An uninformed American look at Mexican food — 8 Comments

  1. So very jealous!! Must. Have. Mexican. Fud.
    I’ve learned to make it from scratch here is Oz using Rick Bayless’s cookbooks. Only way to survive.

  2. It’s really fantastic here. I’ve been very pleasantly surprised. What ingredients can you not get there? When do I get to try your recipes, anyway?

  3. I think the chiles are morita rather than pasilla :p, but I mostly wanted to leave this comment to say I enjoyed reading through your posts on your visit to Mexico! Thanks for sharing this on CouchSurfing. 🙂

  4. they look good! will i be pleased as a malaysian?:P

  5. I would be so happy if I could have a couple meals a week sitting on a plastic stool on a street in Oaxaca. I never got sick from street food in Mexico… I think in addition to paying attention to the chef, another thing to look out for is popularity. If it’s crowded and people have brought their extended family with them, it’ll probable safe and tasty. If you end up in Mexico City, you should definitely sample the street tacos – delish. A really great spot is Super Tacos Chupacabras in Coyoacan just outside the metro station there.

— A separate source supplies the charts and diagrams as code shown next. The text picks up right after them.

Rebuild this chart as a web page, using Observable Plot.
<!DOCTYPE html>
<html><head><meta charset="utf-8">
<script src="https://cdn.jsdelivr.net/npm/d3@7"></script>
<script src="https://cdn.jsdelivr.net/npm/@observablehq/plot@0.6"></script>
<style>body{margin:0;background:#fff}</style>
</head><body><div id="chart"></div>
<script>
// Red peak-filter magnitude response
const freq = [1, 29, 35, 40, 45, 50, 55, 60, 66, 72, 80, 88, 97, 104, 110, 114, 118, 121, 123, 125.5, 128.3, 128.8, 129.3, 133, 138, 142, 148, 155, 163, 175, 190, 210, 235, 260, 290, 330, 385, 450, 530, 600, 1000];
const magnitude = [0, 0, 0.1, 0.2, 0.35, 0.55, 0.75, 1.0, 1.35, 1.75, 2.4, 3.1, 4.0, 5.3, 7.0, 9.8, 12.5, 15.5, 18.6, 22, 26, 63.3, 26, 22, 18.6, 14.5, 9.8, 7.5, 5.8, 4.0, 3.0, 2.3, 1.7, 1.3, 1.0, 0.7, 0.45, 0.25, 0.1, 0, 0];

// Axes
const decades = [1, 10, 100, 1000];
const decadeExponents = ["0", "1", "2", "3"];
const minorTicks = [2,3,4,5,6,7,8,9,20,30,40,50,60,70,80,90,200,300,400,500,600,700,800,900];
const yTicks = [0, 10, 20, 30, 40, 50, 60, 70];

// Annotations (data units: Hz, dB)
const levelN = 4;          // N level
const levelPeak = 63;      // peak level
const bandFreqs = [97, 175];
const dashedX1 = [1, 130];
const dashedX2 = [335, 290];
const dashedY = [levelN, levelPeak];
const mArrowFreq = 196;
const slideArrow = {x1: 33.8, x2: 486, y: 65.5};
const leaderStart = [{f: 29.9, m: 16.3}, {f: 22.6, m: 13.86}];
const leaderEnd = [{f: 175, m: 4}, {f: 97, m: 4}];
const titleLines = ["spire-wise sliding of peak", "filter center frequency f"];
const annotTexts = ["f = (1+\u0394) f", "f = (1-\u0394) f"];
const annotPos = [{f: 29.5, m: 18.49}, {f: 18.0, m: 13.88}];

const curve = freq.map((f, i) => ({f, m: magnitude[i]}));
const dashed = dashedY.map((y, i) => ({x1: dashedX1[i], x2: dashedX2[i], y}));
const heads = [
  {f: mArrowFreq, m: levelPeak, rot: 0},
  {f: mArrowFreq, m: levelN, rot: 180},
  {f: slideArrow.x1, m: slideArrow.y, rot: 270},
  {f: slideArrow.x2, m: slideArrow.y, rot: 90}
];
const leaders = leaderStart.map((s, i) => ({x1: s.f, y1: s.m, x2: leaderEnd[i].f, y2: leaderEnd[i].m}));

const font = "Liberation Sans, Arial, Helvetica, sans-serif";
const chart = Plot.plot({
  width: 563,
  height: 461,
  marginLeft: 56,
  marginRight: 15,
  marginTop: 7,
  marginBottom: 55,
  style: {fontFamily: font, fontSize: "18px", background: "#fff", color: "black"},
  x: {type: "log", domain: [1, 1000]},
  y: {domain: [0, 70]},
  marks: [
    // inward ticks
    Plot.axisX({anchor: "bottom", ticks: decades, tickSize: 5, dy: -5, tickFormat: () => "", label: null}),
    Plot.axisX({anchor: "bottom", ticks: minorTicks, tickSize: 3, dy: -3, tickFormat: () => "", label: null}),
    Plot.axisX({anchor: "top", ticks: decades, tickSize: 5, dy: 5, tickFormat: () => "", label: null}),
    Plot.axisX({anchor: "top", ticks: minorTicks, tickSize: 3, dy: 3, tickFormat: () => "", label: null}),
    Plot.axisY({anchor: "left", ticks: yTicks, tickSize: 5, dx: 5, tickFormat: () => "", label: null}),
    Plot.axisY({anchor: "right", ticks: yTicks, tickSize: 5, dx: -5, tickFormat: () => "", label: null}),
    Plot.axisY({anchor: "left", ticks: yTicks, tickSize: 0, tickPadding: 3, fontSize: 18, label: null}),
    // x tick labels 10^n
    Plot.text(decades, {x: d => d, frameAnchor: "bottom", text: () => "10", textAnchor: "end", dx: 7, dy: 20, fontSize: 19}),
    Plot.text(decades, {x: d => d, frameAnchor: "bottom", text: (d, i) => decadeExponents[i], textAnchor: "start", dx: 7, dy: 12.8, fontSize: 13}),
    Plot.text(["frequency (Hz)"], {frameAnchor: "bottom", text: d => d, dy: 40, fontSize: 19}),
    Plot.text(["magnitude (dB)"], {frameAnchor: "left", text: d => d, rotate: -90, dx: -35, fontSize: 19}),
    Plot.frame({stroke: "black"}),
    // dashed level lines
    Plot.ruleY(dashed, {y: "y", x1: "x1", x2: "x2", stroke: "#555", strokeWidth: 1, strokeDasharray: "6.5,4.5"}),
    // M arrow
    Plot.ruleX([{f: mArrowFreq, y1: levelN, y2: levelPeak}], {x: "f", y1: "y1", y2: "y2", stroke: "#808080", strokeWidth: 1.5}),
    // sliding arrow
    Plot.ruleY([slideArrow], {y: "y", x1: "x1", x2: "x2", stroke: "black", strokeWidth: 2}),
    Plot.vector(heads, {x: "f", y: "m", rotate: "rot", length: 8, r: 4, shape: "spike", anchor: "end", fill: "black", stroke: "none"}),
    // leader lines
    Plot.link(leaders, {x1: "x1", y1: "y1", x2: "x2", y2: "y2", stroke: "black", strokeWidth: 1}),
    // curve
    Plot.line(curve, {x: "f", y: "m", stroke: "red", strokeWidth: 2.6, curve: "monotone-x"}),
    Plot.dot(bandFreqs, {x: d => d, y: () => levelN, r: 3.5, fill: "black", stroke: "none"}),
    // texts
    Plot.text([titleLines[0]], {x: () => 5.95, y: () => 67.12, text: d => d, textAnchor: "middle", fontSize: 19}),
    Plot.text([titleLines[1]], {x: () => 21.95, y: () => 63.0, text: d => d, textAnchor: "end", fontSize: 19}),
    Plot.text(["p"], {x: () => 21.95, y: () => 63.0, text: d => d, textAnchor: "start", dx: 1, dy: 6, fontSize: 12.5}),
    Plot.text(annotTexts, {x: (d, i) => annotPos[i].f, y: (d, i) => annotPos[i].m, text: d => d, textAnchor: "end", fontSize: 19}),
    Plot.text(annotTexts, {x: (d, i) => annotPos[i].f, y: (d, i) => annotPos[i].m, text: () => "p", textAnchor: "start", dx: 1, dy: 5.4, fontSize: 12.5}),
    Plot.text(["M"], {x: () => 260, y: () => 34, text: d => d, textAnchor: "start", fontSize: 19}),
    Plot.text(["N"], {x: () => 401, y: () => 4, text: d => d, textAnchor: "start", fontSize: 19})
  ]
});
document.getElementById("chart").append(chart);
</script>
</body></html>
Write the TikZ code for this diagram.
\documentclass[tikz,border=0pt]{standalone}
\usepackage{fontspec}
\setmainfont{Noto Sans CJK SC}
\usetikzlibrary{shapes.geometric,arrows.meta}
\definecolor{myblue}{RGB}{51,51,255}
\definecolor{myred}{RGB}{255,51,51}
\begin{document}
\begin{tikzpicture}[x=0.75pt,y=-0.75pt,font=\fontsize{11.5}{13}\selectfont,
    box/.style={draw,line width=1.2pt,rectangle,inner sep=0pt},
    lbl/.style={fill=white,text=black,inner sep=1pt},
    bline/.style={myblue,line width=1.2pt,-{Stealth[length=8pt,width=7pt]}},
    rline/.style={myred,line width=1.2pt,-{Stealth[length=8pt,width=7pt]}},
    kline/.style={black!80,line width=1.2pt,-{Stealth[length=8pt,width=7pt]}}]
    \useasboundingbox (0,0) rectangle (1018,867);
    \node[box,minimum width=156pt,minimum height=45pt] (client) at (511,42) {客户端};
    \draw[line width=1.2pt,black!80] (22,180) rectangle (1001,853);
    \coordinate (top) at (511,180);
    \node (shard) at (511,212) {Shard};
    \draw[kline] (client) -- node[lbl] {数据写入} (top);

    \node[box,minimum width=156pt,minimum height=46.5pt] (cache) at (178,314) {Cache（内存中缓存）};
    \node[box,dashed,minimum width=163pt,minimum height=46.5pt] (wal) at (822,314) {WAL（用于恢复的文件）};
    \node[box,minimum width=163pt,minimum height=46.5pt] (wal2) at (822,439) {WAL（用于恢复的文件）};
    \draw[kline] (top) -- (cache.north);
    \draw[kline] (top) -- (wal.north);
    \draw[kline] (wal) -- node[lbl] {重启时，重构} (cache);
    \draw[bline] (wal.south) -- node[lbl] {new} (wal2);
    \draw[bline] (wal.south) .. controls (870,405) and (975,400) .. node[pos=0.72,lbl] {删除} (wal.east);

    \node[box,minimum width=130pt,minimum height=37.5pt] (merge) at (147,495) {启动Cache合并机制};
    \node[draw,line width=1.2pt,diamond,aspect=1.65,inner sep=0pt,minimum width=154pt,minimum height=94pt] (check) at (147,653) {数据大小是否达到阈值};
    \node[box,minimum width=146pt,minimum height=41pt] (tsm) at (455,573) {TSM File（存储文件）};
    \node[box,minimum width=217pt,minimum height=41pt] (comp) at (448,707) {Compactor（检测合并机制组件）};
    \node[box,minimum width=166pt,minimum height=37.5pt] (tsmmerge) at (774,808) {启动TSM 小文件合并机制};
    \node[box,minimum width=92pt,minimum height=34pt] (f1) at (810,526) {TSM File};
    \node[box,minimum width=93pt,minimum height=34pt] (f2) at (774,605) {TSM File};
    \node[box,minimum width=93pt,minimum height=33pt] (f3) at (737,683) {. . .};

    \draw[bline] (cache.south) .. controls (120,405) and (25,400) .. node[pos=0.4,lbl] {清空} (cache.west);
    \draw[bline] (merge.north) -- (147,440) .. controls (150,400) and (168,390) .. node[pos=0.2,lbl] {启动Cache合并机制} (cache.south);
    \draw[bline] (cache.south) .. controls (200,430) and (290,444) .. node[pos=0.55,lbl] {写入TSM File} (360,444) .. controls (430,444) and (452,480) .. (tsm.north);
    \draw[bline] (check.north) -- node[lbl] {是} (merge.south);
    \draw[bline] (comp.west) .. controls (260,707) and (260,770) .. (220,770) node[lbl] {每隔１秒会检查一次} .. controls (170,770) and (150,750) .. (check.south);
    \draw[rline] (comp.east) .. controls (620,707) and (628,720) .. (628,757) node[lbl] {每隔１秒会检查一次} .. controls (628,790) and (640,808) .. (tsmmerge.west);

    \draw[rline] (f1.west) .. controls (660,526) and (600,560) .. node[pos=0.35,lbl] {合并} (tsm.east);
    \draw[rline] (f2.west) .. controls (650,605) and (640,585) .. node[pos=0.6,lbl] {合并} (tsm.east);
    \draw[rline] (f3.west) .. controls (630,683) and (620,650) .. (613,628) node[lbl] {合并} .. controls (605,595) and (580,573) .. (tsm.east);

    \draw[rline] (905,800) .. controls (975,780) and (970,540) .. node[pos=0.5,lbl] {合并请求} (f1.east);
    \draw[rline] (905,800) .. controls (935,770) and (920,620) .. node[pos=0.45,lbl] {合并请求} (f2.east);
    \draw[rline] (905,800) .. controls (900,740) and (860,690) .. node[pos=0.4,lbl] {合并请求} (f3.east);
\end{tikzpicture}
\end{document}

  6. I always thought that if I opened a restaurant I would offer people off the street 50% off on their food if they ate so everyone can see I have a popular place and more customers would come–but of course, I see your point and the food should be fresher.
    I am pretty far from Mexico City now, but I see flights back to California on Alaska Airlines are quite cheap ($150) . We’ll see…
    I thought Coyoacan and San Angel were very nice.